Everyone on set knew that the production was almost impossible. Besides the incredible time constraints, the director of photography had never shot on Super-8 in these lighting conditions. He kept saying, “Well, that should be interesting,” and, “We’re taking a risk on that shot, but it’ll be gorgeous if it works out.” I did as much as I could on set and kept an eye on the baby chicks between shots. I was the official ‘chick wrangler’. I wish I had been more on the ball and in less pain. The night before I had been up late helping out at the qr5 show and I had gashed my leg open at 3 AM on the generator that was sitting in the middle of my dark living room. When I didn’t know what else to do to help, I went out to pick up more film and check on Mr. Bojangles back at the house. He was quiet and happy (praise the Lord).

When I got back to the loft the main living area had been blacked out for the night scenes. It felt like a different place entirely. The room was filled with candles stuck in Mateuse bottles and Martin was trying to fill a kerosene lamp over the kitchen sink. They were getting ready to shoot a bathroom scene where the hero is reading on the toilet, holding a lantern.

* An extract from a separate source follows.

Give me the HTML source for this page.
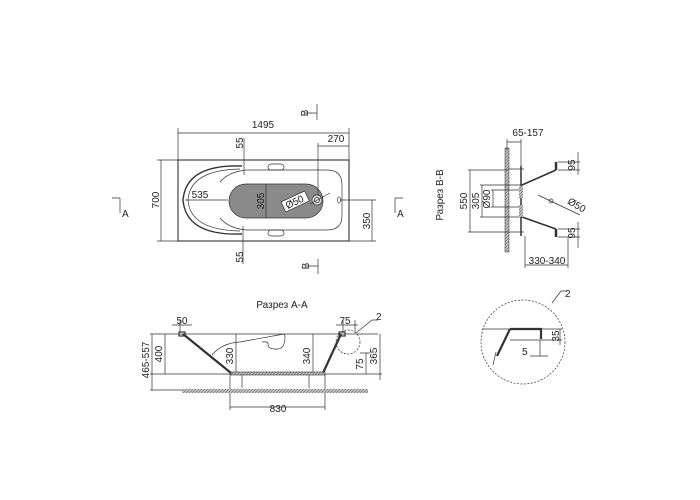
<!DOCTYPE html>
<html><head><meta charset="utf-8"><style>
html,body{margin:0;padding:0;background:#fff;}
svg{display:block;}
text{font-family:"Liberation Sans",sans-serif;font-size:10px;fill:#222;}
</style></head><body>
<svg width="700" height="500" viewBox="0 0 700 500" xmlns="http://www.w3.org/2000/svg">
<defs>
<pattern id="h" width="3" height="3" patternUnits="userSpaceOnUse"><rect width="3" height="3" fill="#ccc"/><path d="M0 3L3 0" stroke="#666" stroke-width="0.7"/></pattern>
</defs>
<g stroke="#333" stroke-width="0.7" fill="none">
<!-- TOP VIEW -->
<rect x="178" y="160" width="171" height="81" stroke-width="1.1"/>
<path d="M242 166 Q186 164 183 200 Q186 236 242 234" stroke-width="1.4"/>
<path d="M240 169 Q190 170 188 200 Q190 230 240 231"/>
<path d="M246 170 L327 170 Q342 170 342 185 L342 216 Q342 230 327 230 L246 230"/>
<path d="M246 170 Q228 172 220 182 M246 230 Q228 228 220 218"/>
<rect x="229" y="184" width="94" height="34" rx="17" fill="#8a8a8a" stroke="#333"/>
<rect x="268" y="164" width="16" height="6" rx="3"/>
<rect x="268" y="230" width="16" height="6" rx="3"/>
<circle cx="317" cy="200" r="5" fill="#ddd"/><circle cx="317" cy="200" r="2.5"/>
<ellipse cx="339" cy="200" rx="1.5" ry="3"/>
<path d="M178 160V128M349 160V128M178 133H349"/>
<path d="M318 195V143M318 146H349"/>
<path d="M178 160H157M178 241H157M161 160V241"/>
<path d="M340 200H376M349 241H376M372 200V241"/>
<path d="M244 138V175M243 226V264"/>
<path d="M185 200H228"/>
<path d="M266 184V218"/>
<path d="M310 204L330 193"/>
<path d="M317 104V120M305 113H317M318 259V274M306 266H318"/>
<path d="M120 198V213M112 198H120M395 198V213M395 198H403"/>
</g>
<rect x="282" y="196" width="26" height="11" fill="#fff" stroke="#333" stroke-width="0.7" transform="rotate(-25 295 201)"/>
<text x="263" y="128" text-anchor="middle">1495</text>
<text x="336" y="142" text-anchor="middle">270</text>
<text x="200" y="198" text-anchor="middle">535</text>
<text transform="translate(159,200) rotate(-90)" text-anchor="middle">700</text>
<text transform="translate(370,221) rotate(-90)" text-anchor="middle">350</text>
<text transform="translate(243,143) rotate(-90)" text-anchor="middle">55</text>
<text transform="translate(243,257) rotate(-90)" text-anchor="middle">55</text>
<text transform="translate(264,201) rotate(-90)" text-anchor="middle">305</text>
<text transform="translate(296,205) rotate(-25)" text-anchor="middle">Ø50</text>
<text transform="translate(308,113) rotate(-90)" text-anchor="middle">B</text>
<text transform="translate(309,266) rotate(-90)" text-anchor="middle">B</text>
<text x="122" y="217">A</text>
<text x="397" y="217">A</text>

<!-- SECTION A-A -->
<text x="282" y="308" text-anchor="middle">Разрез А-А</text>
<g stroke="#333" stroke-width="0.7" fill="none">
<path d="M150 334H378M150 374H382M150 390H182"/>
<path d="M183 334L231 373" stroke-width="2.2"/>
<path d="M341 334L323 373" stroke-width="2.2"/>
<rect x="179" y="332" width="6" height="4" stroke-width="1.2"/>
<rect x="339" y="332" width="6" height="4" stroke-width="1.2"/>
<path d="M212 355 Q222 343 240 342 L284 334 Q286 336 284 344 Q282 350 275 349 Q268 349 268 344 Q268 341 262 342"/>
<path d="M242 374V388M309 374V388"/>
<path d="M152 334V390M165 334V374"/>
<path d="M236 334V374M313 334V374"/>
<path d="M366 353V374M380 334V380M360 353H370"/>
<path d="M230 374V410M325 374V410M230 407H325"/>
<path d="M172 325H192M180 320V332M336 325H358M343 320V332M355 320V332"/>
<circle cx="348" cy="342" r="12" stroke-dasharray="2 1.5"/>
<path d="M356 333L372 320H378"/>
</g>
<rect x="231" y="372" width="94" height="3" fill="url(#h)" stroke="#333" stroke-width="0.6"/>
<rect x="182" y="389" width="186" height="4" fill="url(#h)" stroke="none"/>
<text transform="translate(149,360) rotate(-90)" text-anchor="middle">465-557</text>
<text transform="translate(162,354) rotate(-90)" text-anchor="middle">400</text>
<text transform="translate(233,356) rotate(-90)" text-anchor="middle">330</text>
<text transform="translate(310,356) rotate(-90)" text-anchor="middle">340</text>
<text transform="translate(363,364) rotate(-90)" text-anchor="middle">75</text>
<text transform="translate(377,356) rotate(-90)" text-anchor="middle">365</text>
<text x="278" y="412" text-anchor="middle">830</text>
<text x="182" y="324" text-anchor="middle">50</text>
<text x="345" y="324" text-anchor="middle">75</text>
<text x="376" y="320">2</text>

<!-- SECTION B-B -->
<text transform="translate(443,195) rotate(-90)" text-anchor="middle">Разрез В-В</text>
<rect x="505" y="148" width="4" height="104" fill="url(#h)" stroke="#333" stroke-width="0.5"/>
<g stroke="#333" stroke-width="0.7" fill="none">
<path d="M507 139V150M521 139V168M507 142H521"/>
<path d="M521 166V236" stroke-width="1.5"/>
<path d="M508 169H524M508 232H524"/>
<path d="M522 185L556 170M522 217L556 229" stroke-width="1.6"/>
<path d="M556 162V170M556 229V237" stroke-width="2.5"/>
<path d="M468 170H508M468 232H508M470 170V232"/>
<path d="M480 185H522M480 217H522M482 185V217"/>
<path d="M491 190H522M491 207H522M493 190V207"/>
<path d="M525 236V268M568 238V268M525 265H568"/>
<path d="M558 162H580M558 170H580M578 152V175M558 229H580M558 237H580M578 222V248"/>
<path d="M538 195L580 215"/>
<circle cx="551" cy="201" r="2"/>
</g>
<rect x="519" y="186" width="4" height="12" fill="url(#h)"/>
<rect x="519" y="205" width="4" height="12" fill="url(#h)"/>
<text x="528" y="136" text-anchor="middle">65-157</text>
<text transform="translate(467,201) rotate(-90)" text-anchor="middle">550</text>
<text transform="translate(479,201) rotate(-90)" text-anchor="middle">305</text>
<text transform="translate(490,199) rotate(-90)" text-anchor="middle">Ø90</text>
<text transform="translate(575,165) rotate(-90)" text-anchor="middle">95</text>
<text transform="translate(575,233) rotate(-90)" text-anchor="middle">95</text>
<text transform="translate(575,208) rotate(30)" text-anchor="middle">Ø50</text>
<text x="547" y="264" text-anchor="middle">330-340</text>

<!-- DETAIL -->
<g stroke="#333" stroke-width="0.7" fill="none">
<circle cx="523" cy="342" r="42" stroke-dasharray="2 1.5"/>
<path d="M482 329H562M510 340H562M540 340V356M530 356H548"/>
<path d="M510 329H541V339M510 329L497 356" stroke-width="2.2"/>
<path d="M496 352L493 365"/>
<path d="M560 329V345"/>
<path d="M552 303L561 291H566"/>
</g>
<text x="522" y="355">5</text>
<text transform="translate(559,336) rotate(-90)" text-anchor="middle">35</text>
<text x="565" y="297">2</text>
</svg>
</body></html>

The toilet scene went off without a hitch. It was kind of gross, but technically, it was flawless.

Toilet Lantern Scene

Then it was time for the final shot. The hero, whose power has been shut off, opens his fridge to find rotten cheese and a baby chick that has hatched while he’s been gone. It’s ‘key’ to the story and makes the rest of the chick appearances make sense. When everyone was ready to go, and the kerosene fumes had died down from the last shot, we set up the kitchen. Martin fired up the lantern.

This apparatus should not be used indoors. Under any circumstance.

It caught on fire.

Panic. Bring it to the hallway. Grab the fire extinguisher. Mostly out now, but not before the building’s fire alarm system has been tripped. Oh dear.

(Things catching on fire have a way of staying in the present tense, even if the events are in the past.)

The kerosene lantern is still smoldering so we bring it out to the landing and collect ourselves as the director of photography pulls down the blackout sheets and blows out all the bizillion candles. Pete and I grab the baby chicks and run them down the steep concrete staircase. We don’t want them to get hurt and we don’t want to get fined $35,000 for having live chickens in the city. Are the fire trucks coming? Is our impossible plan coming to a peeping halt?

Is this end for ‘Down the Hatch’?!

-End Scene-

Please note (again) that this post originally appeared on Kyra’s MySpace Page in June 2006. She has re-posted it here for your education and enjoyment. She had someone at work read her re-post on Monday and ask, “How crazy was your weekend?” She would like to assure everyone that these events occurred two years ago.